Success means achieving a goal that you have set for yourself. The point is to have goals and to avoid impeding yourself as you work to achieve them. As is suggested in the TED video below, it can be a good idea to reward yourself when you achieve small goals. You should also always be honest with yourself if self-control is not one of your strongest characteristics.

Industriousness is also regarded as a prerequisite of success. But you can only be industrious if you are highly motivated to do your work. So the secret of success is to have a personal, internal sense of inspiration.

What is so objectionable about being average or taking a career break?


Society defines success for us. Success is also defined very precisely in scientific studies. But are you really less successful if your performance with regard to specific criteria is not so impressive? There may be a positive correlation between concepts such as self-control and delayed gratification. But what success ultimately means can be defined in a variety of ways.

Professional ‘downsizing’ in the form of a career break or a switch from a large company to the uncertain and potentially less successful world of freelancing is now less and less likely to be regarded in society as a career slump. Maybe the average is simply more comfortable and maybe a career break is what you need to be happy. So being average and having career breaks are not things to be afraid of – as long as they match your concept of what it means to be successful.

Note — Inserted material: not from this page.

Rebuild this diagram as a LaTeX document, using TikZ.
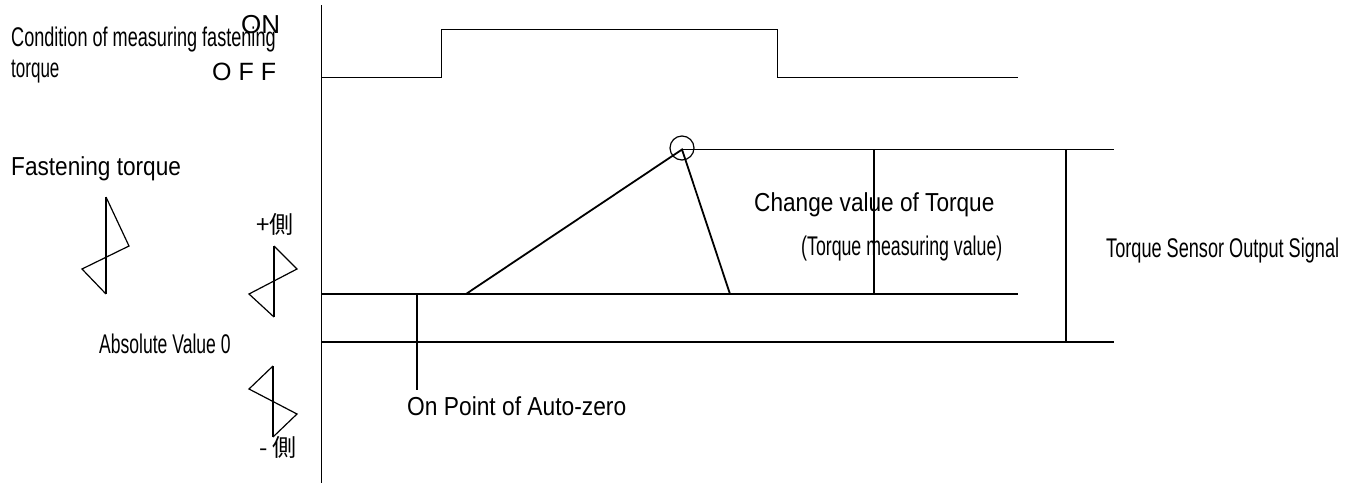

Walter Mischel’s book about the results of the Marshmallow Study was published in September 2014.

Incidentally, the title of this post borrows from a very wise quotation by Peter Drucker. He came up with the sentence: ‘culture eats strategy for breakfast’, reminding us that a success-oriented business strategy is nothing without the corporate culture and the people that ultimately execute that strategy. It is for exactly this reason that Apple Inc. has been celebrated as the world’s most valuable brand for many years. For millions of people around the world, Apple is not just a brand but a lifestyle that can be lived both within and outside the company. And this was certainly not achieved without a mixture of industriousness, motivation and self-control.

It is worth looking for your dream job and identify your own definition of success. You will be rewarded – I am quite sure – with success.